Brown Ayres (May 25, 1856 – January 28, 1919) was an American educator and academic administrator. He was the president of the University of Tennessee and the acting president, dean, and physics professor of Tulane University.
Early life
Brown Ayres was born in Memphis, Tennessee, on May 24, 1856.[1][2] His parents were Elizabeth Little (née Cook) and Samuel Warren Ayrers, a lawyer.[2] His family moved to New Orleans, Louisiana, when he was a child.[3]

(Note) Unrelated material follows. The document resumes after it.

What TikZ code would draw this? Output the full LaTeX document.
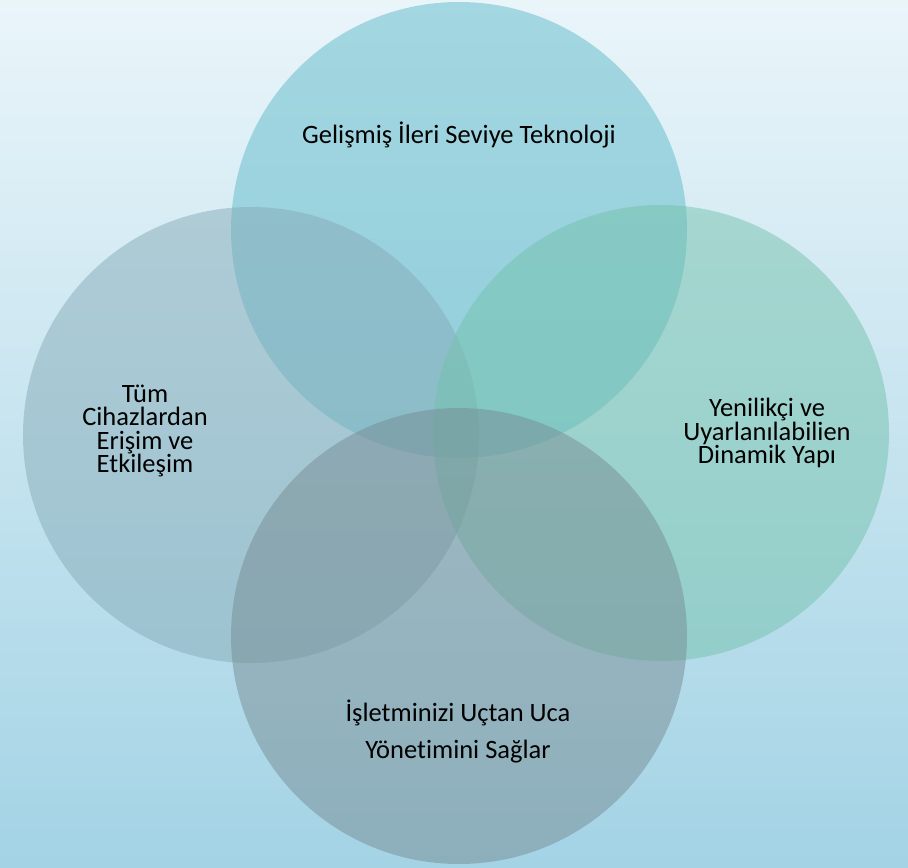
\documentclass[tikz,border=0pt]{standalone}
\usepackage{fontspec}
\setmainfont{Carlito}[Ligatures=NoCommon]
\definecolor{bgtop}{HTML}{EAF5FA}
\definecolor{bgbot}{HTML}{A3D3E5}
\definecolor{ctop}{HTML}{5EBAC9}
\definecolor{cleft}{HTML}{86ACB8}
\definecolor{cright}{HTML}{74C2AC}
\definecolor{cbot}{HTML}{778D94}
\tikzset{ring/.style = {circle, minimum size=456bp, inner sep=0pt, fill opacity=0.5, draw=none},
    lbl/.style = {align=center, font=\fontsize{26.5bp}{23.5bp}\selectfont, text=black},
    lblw/.style = {align=center, font=\fontsize{26.5bp}{37bp}\selectfont, text=black}}

\begin{document}
\begin{tikzpicture}[x=1bp, y=-1bp]
    \shade[top color=bgtop, bottom color=bgbot] (0,0) rectangle (908,868);
    \useasboundingbox (0,0) rectangle (908,868);

    % four circles
    \node[ring, fill=ctop]   (top)   at (459,230) {};
    \node[ring, fill=cleft]  (lft)   at (251,435) {};
    \node[ring, fill=cright] (rgt)   at (661,433) {};
    \node[ring, fill=cbot]   (bot)   at (459,636) {};

    % labels
    \node[lbl]  (ttop) at (459,135) {Gelişmiş İleri Seviye Teknoloji};
    \node[lbl]  (tlft) at (145,431) {Tüm\\Cihazlardan\\Erişim ve\\Etkileşim};
    \node[lbl]  (trgt) at (767,433) {Yenilikçi ve\\Uyarlanılabilien\\Dinamik Yapı};
    \node[lblw] (tbot) at (458,731) {İşletminizi Uçtan Uca\\Yönetimini Sağlar};
\end{tikzpicture}
\end{document}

He enrolled in an engineering course at Washington and Lee University when he was fifteen years old.[3] While there, he was a member of the Fraternity of Delta Psi (St. Anthony Hall).[4] He also founded and was the publisher of a tri-weekly newspaper, The Evening Review, covering Rockbridge, Bath, and Montgomery, Virginia.[5][6] In 1871, he erected a telegraph line in Lexington, Virginia, and taught other students how to use the equipment;[3] his descendants subsequently claimed that his motive for doing so was a desire to communicate more easily with his girlfriend.[7]
Ayres was offered a position with Bell's new telephone company but he turned it down to pursue a career in academia.[8] He received a Ph.D. in physics from the Stevens Institute in 1888.[8]
Career
Ayres started his academic career as a professor of physics and electrical engineering at the University of Louisiana in New Orleans in 1880; the college became Tulane University in 1884.[8][3] In 1894, Ayres became the dean of Tulane's College of Technology, followed by vice chairman of faculty and dean of the Academic College in 1900.[8]

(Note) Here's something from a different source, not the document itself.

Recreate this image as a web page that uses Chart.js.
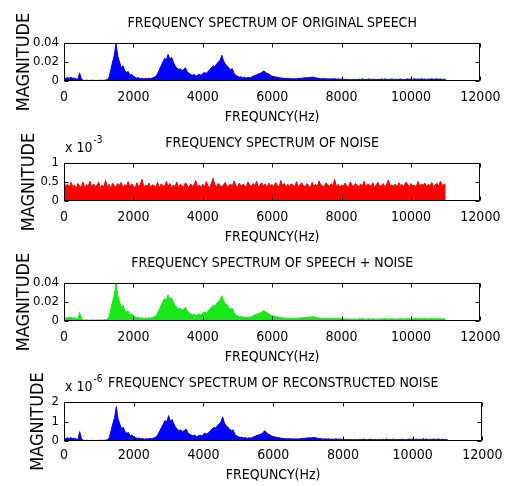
<!DOCTYPE html>
<html><head><meta charset="utf-8">
<script src="https://cdn.jsdelivr.net/npm/chart.js@4.4.0/dist/chart.umd.min.js"></script>
<style>
html,body{margin:0;padding:0;background:#fff;}
body{width:508px;height:486px;position:relative;overflow:hidden;}
canvas{position:absolute;left:0;}
</style></head><body>
<canvas id="c1"></canvas><canvas id="c2"></canvas><canvas id="c3"></canvas><canvas id="c4"></canvas>
<script>
// frequency bin width of the spectra (Hz); bins start at 0 Hz
const BIN_HZ = 50;
const xTickValues = [0, 2000, 4000, 6000, 8000, 10000, 12000];
const titles = [
  'FREQUENCY SPECTRUM OF ORIGINAL SPEECH',
  'FREQUENCY SPECTRUM OF NOISE',
  'FREQUENCY SPECTRUM OF SPEECH + NOISE',
  'FREQUENCY SPECTRUM OF RECONSTRUCTED NOISE'
];
const xAxisTitle = 'FREQUNCY(Hz)';
const yAxisTitle = 'MAGNITUDE';

// original speech magnitude
const speech = [
 .001,.003,.0035,.003,.0038,.0028,.0032,.0022,.0018,.0085,
 .0025,.0008,.0006,.0009,.0005,.0007,.0006,.0008,.0005,.0007,
 .0006,.0009,.0006,.0008,.001,.0015,.004,.012,.02,.027,
 .04,.026,.02,.014,.016,.011,.009,.01,.006,.007,
 .005,.004,.003,.0035,.0025,.003,.002,.0028,.0022,.003,
 .0025,.0032,.004,.005,.008,.012,.016,.02,.024,.022,
 .028,.023,.025,.02,.016,.014,.012,.013,.011,.012,
 .014,.01,.008,.007,.006,.007,.005,.006,.007,.006,
 .008,.009,.008,.01,.012,.014,.016,.015,.018,.02,
 .022,.027,.021,.018,.016,.014,.012,.013,.008,.006,
 .005,.004,.0045,.0035,.004,.003,.0038,.0035,.004,.005,
 .006,.0065,.0075,.008,.009,.0105,.0095,.008,.0075,.006,
 .005,.0048,.0042,.004,.0035,.0032,.003,.0028,.0025,.0028,
 .0024,.0026,.0022,.0025,.0023,.0026,.0028,.003,.0032,.0035,
 .0033,.0038,.0036,.0042,.0038,.0035,.003,.0028,.0025,.0023,
 .0026,.0022,.0024,.002,.0023,.0021,.0025,.002,.0022,.0019,
 .0021,.0018,.0016,.0019,.0015,.0017,.0014,.0018,.0016,.0015,
 .0019,.0016,.0022,.0017,.0015,.0018,.0021,.0016,.0019,.0017,
 .0015,.0018,.0016,.002,.0017,.0022,.0018,.0016,.0019,.0021,
 .0017,.0019,.0015,.0018,.0021,.0017,.0016,.0019,.0022,.0018,
 .002,.0017,.0023,.0019,.0021,.0018,.0024,.0019,.0022,.0017,
 .0021,.0019,.0023,.0018,.002,.0022,.0019,.0021,.0017,.0019,.0018
];
// noise magnitude, in units of 1e-3
const noise = [
 .47,.40,.44,.35,.49,.38,.42,.33,.46,.39,
 .37,.50,.34,.43,.40,.52,.36,.45,.38,.41,
 .49,.35,.42,.38,.54,.37,.44,.33,.47,.40,
 .36,.46,.41,.49,.34,.43,.39,.51,.37,.45,
 .40,.33,.48,.38,.44,.57,.36,.42,.39,.47,
 .35,.43,.40,.37,.49,.34,.45,.41,.38,.52,
 .39,.46,.36,.42,.38,.50,.35,.44,.40,.37,
 .48,.41,.34,.45,.39,.43,.54,.37,.42,.36,
 .44,.38,.51,.40,.35,.47,.60,.42,.38,.46,
 .41,.37,.43,.49,.36,.40,.45,.38,.53,.42,
 .35,.47,.39,.44,.41,.37,.50,.43,.38,.46,
 .40,.52,.36,.42,.48,.39,.45,.35,.47,.41,
 .43,.38,.49,.41,.36,.54,.40,.46,.37,.44,
 .39,.45,.42,.38,.51,.36,.43,.48,.40,.37,
 .46,.41,.35,.49,.39,.44,.38,.53,.42,.40,
 .37,.48,.43,.39,.45,.41,.57,.38,.44,.36,
 .42,.39,.47,.40,.36,.50,.43,.38,.46,.41,
 .38,.44,.40,.52,.37,.45,.42,.39,.48,.35,
 .43,.49,.38,.41,.46,.37,.44,.55,.40,.42,
 .39,.45,.36,.48,.41,.43,.38,.50,.44,.37,
 .46,.40,.42,.37,.51,.39,.45,.41,.47,.38,
 .44,.40,.49,.37,.43,.46,.39,.52,.41,.45,.42
];
// speech + noise magnitude
const speechNoise = [
 .0014,.0033,.0036,.0034,.0041,.003,.0035,.0026,.0022,.0088,
 .0029,.0012,.0009,.0013,.0008,.0011,.0009,.0012,.0008,.0011,
 .001,.0013,.0009,.0012,.0014,.0019,.0044,.0125,.0205,.0275,
 .0395,.0265,.0205,.0145,.0165,.0115,.0095,.0105,.0065,.0074,
 .0054,.0044,.0034,.0039,.0029,.0034,.0024,.0032,.0026,.0034,
 .0029,.0036,.0044,.0054,.0084,.0124,.0165,.0205,.0235,.0225,
 .0275,.0235,.0245,.0205,.0165,.0145,.0124,.0134,.0114,.0124,
 .0144,.0104,.0084,.0074,.0064,.0074,.0054,.0064,.0074,.0064,
 .0084,.0094,.0084,.0104,.0124,.0144,.0165,.0155,.0185,.0205,
 .0225,.0265,.0215,.0185,.0165,.0145,.0124,.0134,.0084,.0064,
 .0054,.0044,.0049,.0039,.0044,.0034,.0042,.0039,.0044,.0054,
 .0064,.0069,.0079,.0084,.0094,.0108,.0099,.0084,.0079,.0064,
 .0054,.0052,.0046,.0044,.0039,.0036,.0034,.0032,.0029,.0032,
 .0028,.003,.0026,.0029,.0027,.003,.0032,.0034,.0036,.0039,
 .0037,.0042,.004,.0046,.0042,.0039,.0034,.0032,.0029,.0027,
 .003,.0026,.0028,.0024,.0027,.0025,.0029,.0024,.0026,.0023,
 .0025,.0022,.002,.0023,.0019,.0021,.0018,.0022,.002,.0019,
 .0023,.002,.0026,.0021,.0019,.0022,.0025,.002,.0023,.0021,
 .0019,.0022,.002,.0024,.0021,.0026,.0022,.002,.0023,.0025,
 .0021,.0023,.0019,.0022,.0025,.0021,.002,.0023,.0026,.0022,
 .0024,.0021,.0027,.0023,.0025,.0022,.0028,.0023,.0026,.0021,
 .0025,.0023,.0027,.0022,.0024,.0026,.0023,.0025,.0021,.0023,.0022
];
// reconstructed magnitude, in units of 1e-6
const reconstructed = [
 .05,.14,.16,.13,.17,.12,.14,.1,.08,.48,
 .11,.035,.027,.04,.022,.031,.026,.035,.022,.03,
 .026,.04,.027,.035,.044,.066,.18,.53,.88,1.19,
 1.76,1.14,.88,.62,.7,.48,.4,.44,.26,.31,
 .22,.18,.13,.15,.11,.13,.09,.12,.1,.13,
 .11,.14,.18,.22,.35,.53,.7,.88,1.06,.97,
 1.3,1.01,1.1,.88,.7,.62,.53,.57,.48,.53,
 .62,.44,.35,.31,.26,.31,.22,.26,.31,.26,
 .35,.4,.35,.44,.53,.62,.7,.66,.79,.88,
 .97,1.24,.92,.79,.7,.62,.53,.57,.35,.26,
 .22,.18,.2,.15,.18,.13,.17,.15,.18,.22,
 .26,.29,.33,.35,.4,.52,.46,.35,.33,.26,
 .22,.21,.18,.18,.15,.14,.13,.12,.11,.12,
 .11,.11,.1,.11,.1,.11,.12,.13,.14,.15,
 .15,.17,.16,.18,.17,.15,.13,.12,.11,.1,
 .11,.1,.11,.09,.1,.09,.11,.09,.1,.08,
 .09,.08,.07,.08,.07,.08,.06,.08,.07,.07,
 .08,.07,.1,.07,.07,.08,.09,.07,.08,.07,
 .07,.08,.07,.09,.07,.1,.08,.07,.08,.09,
 .07,.08,.07,.08,.09,.07,.07,.08,.1,.08,
 .09,.07,.1,.08,.09,.08,.11,.08,.1,.07,
 .09,.08,.1,.08,.09,.1,.08,.09,.07,.08,.08
];
// y tick values per panel (noise in 1e-3, reconstructed in 1e-6)
const yTicks = [
  [0, 0.02, 0.04],
  [0, 0.5, 1],
  [0, 0.02, 0.04],
  [0, 1, 2]
];
const yExponent = [null, '-3', null, '-6'];

const FONT = "'DejaVu Sans Condensed','DejaVu Sans',sans-serif";
const FS = 14;

// layout (pixels)
const PLOT_L = 64, PLOT_R = 486, W = 508;
const panels = [
  {top:0,   cTop:43,  cBot:81,  titleY:23,  tickY:97,  xTitleY:117, yTitleX:24, expY:0},
  {top:120, cTop:163, cBot:201, titleY:143, tickY:217, xTitleY:237, yTitleX:29, expY:148},
  {top:240, cTop:283, cBot:321, titleY:263, tickY:337, xTitleY:357, yTitleX:24, expY:0},
  {top:362, cTop:402, cBot:441, titleY:383, tickY:455, xTitleY:475, yTitleX:38, expY:387}
];
const seriesList = [speech, noise, speechNoise, reconstructed];
const colors = ['#0000ff', '#ff0000', '#18e818', '#0000ff'];

const boxPlugin = {
  id: 'matlabBox',
  afterDatasetsDraw(chart, args, opts) {
    const {ctx, chartArea: a} = chart;
    const xs = chart.scales.x, ys = chart.scales.y;
    ctx.save();
    ctx.strokeStyle = '#000';
    ctx.lineWidth = 1;
    const L = Math.round(a.left) + 0.5, R = Math.round(a.right) - 0.5;
    const T = Math.round(a.top) + 0.5, B = Math.round(a.bottom) - 0.5;
    ctx.beginPath();
    ctx.rect(L, T, R - L, B - T);
    const tl = 4;
    xs.ticks.forEach(t => {
      const px = Math.round(xs.getPixelForValue(t.value)) + 0.5;
      ctx.moveTo(px, B); ctx.lineTo(px, B - tl);
      ctx.moveTo(px, T); ctx.lineTo(px, T + tl);
    });
    ys.ticks.forEach(t => {
      const py = Math.round(ys.getPixelForValue(t.value)) + 0.5;
      ctx.moveTo(L, py); ctx.lineTo(L + tl, py);
      ctx.moveTo(R, py); ctx.lineTo(R - tl, py);
    });
    ctx.stroke();
    if (opts.exponent) {
      ctx.fillStyle = '#000';
      ctx.textBaseline = 'middle';
      ctx.textAlign = 'left';
      ctx.font = FS + 'px ' + FONT;
      const x0 = a.left + 1;
      const base = 'x 10';
      ctx.fillText(base, x0, opts.expY);
      const w = ctx.measureText(base).width;
      ctx.font = '10px ' + FONT;
      ctx.fillText(opts.exponent, x0 + w + 1, opts.expY - 8);
    }
    ctx.restore();
  }
};

panels.forEach((p, k) => {
  const H = p.xTitleY - p.top + 14;
  const lh = FS * 1.2;
  const cv = document.getElementById('c' + (k + 1));
  cv.width = W; cv.height = H;
  cv.style.top = p.top + 'px';
  cv.style.width = W + 'px'; cv.style.height = H + 'px';
  const series = seriesList[k];
  const pts = series.map((v, i) => ({x: i * BIN_HZ, y: v}));
  const yt = yTicks[k];
  new Chart(cv, {
    type: 'line',
    data: {datasets: [{
      data: pts,
      borderColor: colors[k],
      backgroundColor: colors[k],
      borderWidth: 1,
      fill: 'origin',
      pointRadius: 0,
      tension: 0
    }]},
    options: {
      responsive: false,
      animation: false,
      devicePixelRatio: 1,
      layout: {padding: {left: 0, right: W - PLOT_R, top: 0, bottom: 0}},
      plugins: {
        legend: {display: false},
        tooltip: {enabled: false},
        title: {
          display: true, text: titles[k], color: '#000', fullSize: false,
          font: {family: FONT, size: FS, weight: 'normal', lineHeight: 1.2},
          padding: {top: p.titleY - p.top - lh / 2, bottom: p.cTop - p.titleY - lh / 2}
        },
        matlabBox: {exponent: yExponent[k] ? yExponent[k] : null, expY: p.expY - p.top}
      },
      scales: {
        x: {
          type: 'linear', min: 0, max: 12000,
          afterFit: s => { s.height = H - (p.cBot - p.top); },
          afterBuildTicks: s => { s.ticks = xTickValues.map(v => ({value: v})); },
          grid: {display: false, drawTicks: false}, border: {display: false},
          ticks: {
            color: '#000', padding: p.tickY - p.cBot - lh / 2, maxRotation: 0, autoSkip: false,
            font: {family: FONT, size: FS, lineHeight: 1.2},
            callback: v => String(v)
          },
          title: {
            display: true, text: xAxisTitle, color: '#000',
            font: {family: FONT, size: FS, lineHeight: 1.2},
            padding: {top: 0, bottom: 14 - lh / 2}
          }
        },
        y: {
          min: yt[0], max: yt[yt.length - 1],
          afterFit: s => { s.width = PLOT_L; },
          afterBuildTicks: s => { s.ticks = yt.map(v => ({value: v})); },
          grid: {display: false, drawTicks: false}, border: {display: false},
          ticks: {
            color: '#000', padding: 5, autoSkip: false,
            font: {family: FONT, size: 13, lineHeight: 1.2},
            callback: v => String(v)
          },
          title: {
            display: true, text: yAxisTitle, color: '#000',
            font: {family: FONT, size: 18, lineHeight: 1.2},
            padding: {top: p.yTitleX - 10.8, bottom: 0}
          }
        }
      }
    },
    plugins: [boxPlugin]
  });
});
</script>
</body></html>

Throughout his career at Tulane, he followed his interest in electricity.[8] He corresponded with Edison, securing lightbulbs that he used for public demonstrations in New Orleans.[3] He also gave lectures about the benefits of streetcars, guiding the city to install street cars between his home and work.[3] Ayres served on the Jury of Electricity for the World's Columbian Exposition in 1893, the Cotton States and International Exposition in 1895, and the Tennessee Centennial and International Exposition in 1897.[8] He experimented with phonograph recordings and in 1896 was the first person in New Orleans to create an X-ray image.[3]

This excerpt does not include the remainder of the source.